Furthermore, this literature often assumes that civil society is an external actor which affects redistribution outside of state institutions. However, can civil society’s actors also wield influence over public policy outcomes from within state institutions?.20 To presume a rigid divide between the state and civil society may overlook other mechanisms through which civil society can impact redistribution. The relations between the state and civil society are mutually constitutive21 and studies on the institutionalization of civil society have revealed that its organizations can actively engage in processes of interaction—against, through, and within the state—without necessarily losing their autonomy.22
Throughout my doctoral thesis my purpose is to make a contribution to the literature on determinants of inequality by focusing on one civil society actor with strong redistributive pressures that has not been studied so far: social movements. How social movements interact with the state can be relevant for studying subnational inequality in Latin American countries for two reasons. In this region, the increase in inequality in the 1990s and its subsequent decline coincides with the emergence of a plurality of social movements23 and the expansion of discretionary social policies that were channeled through social movement organizations.24 Moreover, during the 2000s, social movements were incorporated in the socio-political arena and even contributed to the Argentine governing coalitions and were granted official positions in the state structure.25
Three main aspects of social movement literature can be highlighted.
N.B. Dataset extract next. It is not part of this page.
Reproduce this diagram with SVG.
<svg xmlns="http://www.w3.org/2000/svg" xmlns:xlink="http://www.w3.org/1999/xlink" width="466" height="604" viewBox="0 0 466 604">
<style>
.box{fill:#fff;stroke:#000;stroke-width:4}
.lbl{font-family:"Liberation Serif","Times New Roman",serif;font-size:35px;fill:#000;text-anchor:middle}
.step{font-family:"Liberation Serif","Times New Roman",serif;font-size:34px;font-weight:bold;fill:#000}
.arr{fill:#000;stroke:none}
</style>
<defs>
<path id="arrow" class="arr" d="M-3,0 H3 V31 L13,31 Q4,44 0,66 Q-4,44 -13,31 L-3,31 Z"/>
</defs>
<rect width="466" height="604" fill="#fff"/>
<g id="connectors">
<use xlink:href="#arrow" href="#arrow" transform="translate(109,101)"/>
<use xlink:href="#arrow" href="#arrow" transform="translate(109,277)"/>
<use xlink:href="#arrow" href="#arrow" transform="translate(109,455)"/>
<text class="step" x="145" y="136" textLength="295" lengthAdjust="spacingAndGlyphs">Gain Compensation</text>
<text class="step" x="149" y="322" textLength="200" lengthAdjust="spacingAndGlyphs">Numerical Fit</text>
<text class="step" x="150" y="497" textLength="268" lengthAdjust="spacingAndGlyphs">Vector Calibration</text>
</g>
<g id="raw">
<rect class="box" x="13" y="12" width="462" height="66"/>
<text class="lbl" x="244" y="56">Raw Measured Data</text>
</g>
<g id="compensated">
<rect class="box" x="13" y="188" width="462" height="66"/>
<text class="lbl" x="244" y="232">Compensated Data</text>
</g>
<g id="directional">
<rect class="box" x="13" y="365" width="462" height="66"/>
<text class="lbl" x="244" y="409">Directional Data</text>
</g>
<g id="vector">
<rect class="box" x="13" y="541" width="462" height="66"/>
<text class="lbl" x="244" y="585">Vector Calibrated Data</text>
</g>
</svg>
Firstly, there are many approaches to the concept of social movements, but there is an agreement on their basic characteristics, defining them as “informal networks of conflict-oriented interactions composed of individuals, groups, and/or organizations that, based on shared solidarities, are provided with a collective political identity and use protest as a means–among others–to present themselves in the public arena”.26 Nonetheless, we still lack a conceptualization that can be used to clearly distinguish social movements from other actors and to observe them empirically in a comparative study. Secondly, social movements’ emergence has been far more developed than their outcomes and, particularly, their relation to income while inequality still remains unexplored. Finally, social movements are mainly studied at the national level, without focusing on their subnational level interactions.
Many contributions can be made to this field of studies. Understanding the intricate relationships between social movements and income inequality can lead to more effective policies aimed at reducing disparities and promoting greater social and economic equity within and between Argentine provinces as well as subnational units of other federal states.